The following factors can enhance the benefits of the Storage Services Module:
· Larger transfer latency, or greater distances
· Small SCSI writes
· Storage with low write latencies
· Larger percentage of writes than reads
It is clear from the preceding criteria that online transaction processing (OLTP) traffic with short and fast operations over long distances will benefit the most, but the fact that the read-to-write percentage is not favorable in OLTP applications may restrict the total application throughput gain, whereas a write-intensive application can benefit more from FC-WA—in the range of 20 percent. To highlight the performance characteristics of FC‑WA, two sets of tests have been performed:
· Emulated SCSI traffic write only, optimized for high performances from the disk. The performance increase has been measured in terms of relative increment in I/Os per second (IOPS) and latency over a distance of 100 km.
· OLTP traffic from an Oracle application; the performance increase has been measured in terms of relative increment of transactions per second.
Both tests were performed accelerating the traffic flow between two EMC storage arrays running Symmetrix Remote Data Facility (SRDF) synchronous replication for multiple Remote Data Facility (RDF) pairs. Figure 4 shows the gain in IOPS and reduction in latency for emulated SCSIwrite traffic at 100-km distances. Figure 5 shows the transactions per second (TPS) gained for an Oracle application using FC-WA.

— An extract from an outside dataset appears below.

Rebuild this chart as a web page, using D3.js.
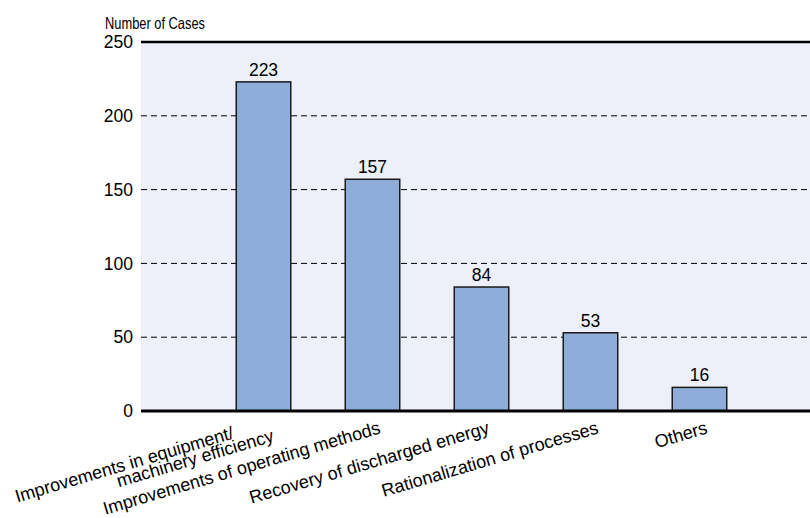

Figure 4. Percentage Gain of IOPS and Reduction of Latency
Figure 5. Oracle OLTP Application Performance with FC-WA
Using synchronous data replication as part of a business continuance plan can limit the distance between data centers. As demonstrated by the preceding test results, the Cisco MDS 9000 Family Storage Services Module can mitigate this disadvantage through the use of FC-WA, which significantly increases the distance between data centers without affecting application performance. The Cisco MDS 9000 Family Storage Services Module with FC-WA and its related intelligent features enhances the flexibility and resiliency of business-continuance solution.